El correísmo no concluirá el 24 de mayo. En efecto, el nuevo Presidente, inclusive si fuera Moreno, estará obligado a enfrentar desafíos muy grandes para legitimar su gobierno, más allá del resultado electoral favorable, y para sacar al país de la crisis, colocándolo en una ruta de recuperación económica, reinstitucionalización democrática y conciliación social. Esto exigirá lidiar, de una u otra manera con la herencia del correísmo. En el caso de Moreno para continuar la “obra revolucionaria”, sin disponer de medios parecidos a los dispuestos por su antecesor (cuya sombra se dejará notar) y, en el caso de ser otro el elegido, para llevar a la práctica las propuestas de cambio, hechas con mayor o menor énfasis por los hoy candidatos opositores.
El correísmo no concluirá el 24 de mayo. En efecto, el nuevo Presidente, inclusive si fuera Moreno, estará obligado a enfrentar desafíos muy grandes para legitimar su gobierno.
Ese cambio supone, en primer lugar, por todo lo dicho por ellos, superar el correísmo mientras se encara la crisis económica y financiera. Tarea harto difícil, porque luego de diez años de mandato de Correa, que paladinamente se erigió en jefe de todas las funciones del Estado, queda, como parte del legado, la huella de las intervenciones realizadas en esas funciones, en la sociedad y en el mercado. Huella que, entre otras cosas, está inscrita en un enorme paquete de leyes promulgadas en el transcurso de ese mandato, muchas de las cuales tienen candado, pues con razón o sin ella, tienen el carácter de orgánicas ¿Que harán frente a esto los triunfadores que no sean correístas? No se trata de demoler el edificio de la Asamblea, sino de bregar con un andamiaje legal, estructurado según los designios “revolucionarios”. ¿Vendrá una consulta popular sobre reformas constitucionales o una nueva Asamblea Constituyente? ¿Se buscará otra vez refundar el país? Muchas lluvias caerán antes de que esas u otras opciones se viabilicen.

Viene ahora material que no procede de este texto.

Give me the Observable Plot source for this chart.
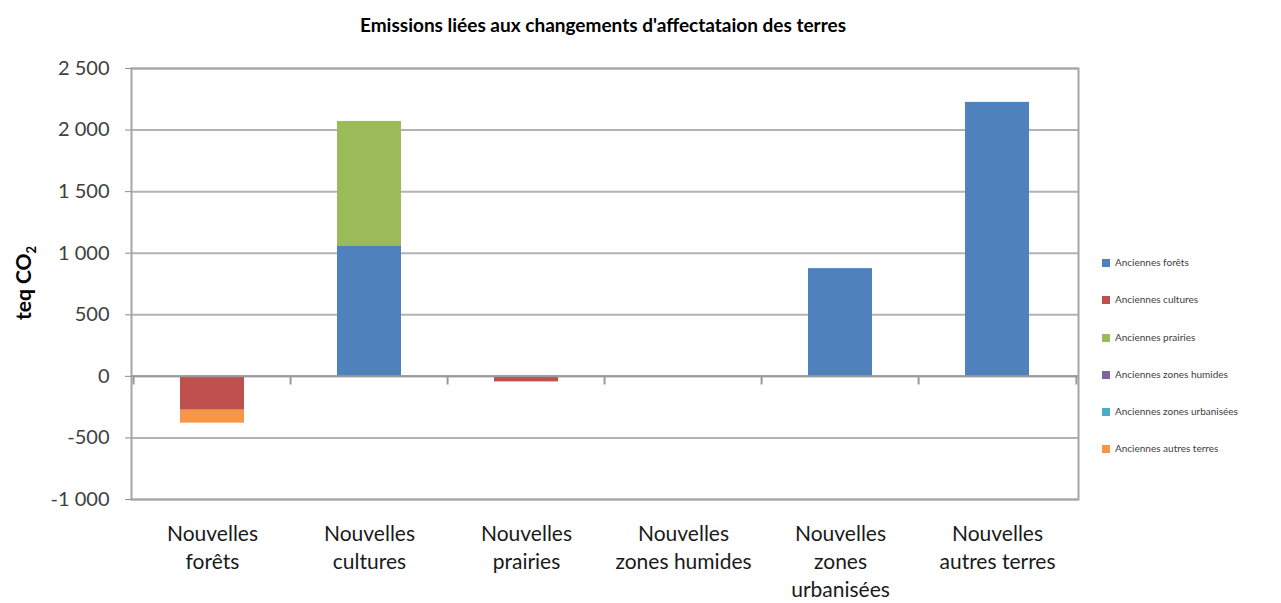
<!DOCTYPE html>
<html>
<head>
<meta charset="utf-8">
<script src="https://cdn.jsdelivr.net/npm/d3@7"></script>
<script src="https://cdn.jsdelivr.net/npm/@observablehq/plot@0.6"></script>
<style>
  html, body { margin: 0; padding: 0; background: #fff; }
  #wrap { position: relative; width: 1281px; height: 603px; font-family: Lato, "Open Sans", sans-serif; }
  #title { position: absolute; top: 13px; left: 0; width: 1206px; text-align: center; font-weight: bold; font-size: 19px; color: #000; }
  #legend { position: absolute; left: 1102px; top: 256px; font-size: 10px; color: #404040; }
  #legend .row { height: 37.3px; display: flex; align-items: flex-start; white-space: nowrap; }
  #legend .sw { width: 8px; height: 8px; margin-right: 5px; margin-top: 3px; flex: none; }
  #ylabel { position: absolute; left: 25px; top: 283px; transform: translate(-50%,-50%) rotate(-90deg); font-weight: bold; font-size: 21px; color: #000; white-space: nowrap; line-height: 1; }
</style>
</head>
<body>
<div id="wrap">
  <div id="title">Emissions liées aux changements d'affectataion des terres</div>
  <div id="ylabel">teq CO<sub style="font-size:13px">2</sub></div>
  <div id="legend"></div>
</div>
<script>
// Categories (x axis)
const categories = [
  "Nouvelles\nforêts",
  "Nouvelles\ncultures",
  "Nouvelles\nprairies",
  "Nouvelles\nzones humides",
  "Nouvelles\nzones\nurbanisées",
  "Nouvelles\nautres terres"
];
// Series (previous land use)
const series = [
  "Anciennes forêts",
  "Anciennes cultures",
  "Anciennes prairies",
  "Anciennes zones humides",
  "Anciennes zones urbanisées",
  "Anciennes autres terres"
];
const colors = ["#4F81BD", "#C0504D", "#9BBB59", "#8064A2", "#4BACC6", "#F79646"];
// Values per series, aligned with categories (teq CO2)
const ancForets       = [0, 1060, 0, 0, 875, 2225];
const ancCultures     = [-275, 0, -45, 0, 0, 0];
const ancPrairies     = [0, 1010, 0, 0, 0, 0];
const ancZonesHumides = [0, 0, 0, 0, 0, 0];
const ancZonesUrb     = [0, 0, 0, 0, 0, 0];
const ancAutresTerres = [-105, 0, 0, 0, 0, 0];
const yTicks = [-1000, -500, 0, 500, 1000, 1500, 2000, 2500];

const seriesValues = [ancForets, ancCultures, ancPrairies, ancZonesHumides, ancZonesUrb, ancAutresTerres];
const rows = [];
seriesValues.forEach((vals, si) => {
  vals.forEach((v, ci) => {
    if (v !== 0) rows.push({category: categories[ci], series: series[si], value: v});
  });
});

const fmt = d3.formatLocale({decimal: ",", thousands: " ", grouping: [3], currency: ["", ""], minus: "-"}).format(",");

const W = 1281, H = 603;
const mL = 131, mR = 203, mT = 68, mB = 104;
const halfStep = (W - mL - mR) / categories.length / 2;

const chart = Plot.plot({
  width: W,
  height: H,
  marginLeft: mL,
  marginRight: mR,
  marginTop: mT,
  marginBottom: mB,
  style: {fontFamily: "Lato, 'Open Sans', sans-serif", background: "transparent", overflow: "visible"},
  x: {domain: categories, paddingInner: 0.59, paddingOuter: 0.295, label: null},
  y: {domain: [-1000, 2500], label: null},
  color: {domain: series, range: colors},
  marks: [
    Plot.gridY(yTicks, {stroke: "#b3b3b3", strokeOpacity: 1, strokeWidth: 2}),
    Plot.barY(rows, Plot.stackY({x: "category", y: "value", fill: "series", order: series})),
    Plot.ruleY([0], {stroke: "#999", strokeWidth: 2}),
    Plot.ruleX(categories, {x: d => d, dx: -halfStep, y1: 0, y2: -70, stroke: "#999", strokeWidth: 2}),
    Plot.ruleX(categories.slice(-1), {x: d => d, dx: halfStep, y1: 0, y2: -70, stroke: "#999", strokeWidth: 2}),
    Plot.frame({stroke: "#a6a6a6", strokeWidth: 2}),
    Plot.axisY(yTicks, {tickFormat: fmt, tickSize: 6, tickPadding: 16, fontSize: 20, stroke: "#8c8c8c", fill: "#404040", label: null}),
    Plot.axisX({tickSize: 0, tickPadding: 22, fontSize: 21, lineHeight: 1.33, fill: "#1a1a1a", label: null})
  ]
});
document.getElementById("wrap").prepend(chart);
chart.style.position = "absolute";
chart.style.left = "0";
chart.style.top = "0";

const leg = document.getElementById("legend");
series.forEach((s, i) => {
  const r = document.createElement("div");
  r.className = "row";
  r.innerHTML = `<span class="sw" style="background:${colors[i]}"></span><span>${s}</span>`;
  leg.appendChild(r);
});
</script>
</body>
</html>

Por todo ello, el panorama pos electoral luce incierto. No para todos, eso sí. Los poderosos grupos económicos (del comercio y la banca, principalmente) que, en la década ganada, han sido abiertamente favorecidos por el correismo, directa o indirectamente (según propia confesión del líder “revolucionario), ejercerán sin empacho su poder (fáctico suelen decir los correístas), cualquiera que sea el nuevo gobierno. Para amplios grupos de la clase media o de las clases populares, de la ciudad y el campo, la incertidumbre será aciaga compañera por años. Estos grupos también deberán soportar los peores efectos de las políticas de ajuste que llegarán sin falta.
Con todo eso sufrirá la siempre débil democracia, llevada por el correísmo a los límites de una precaria sobrevivencia.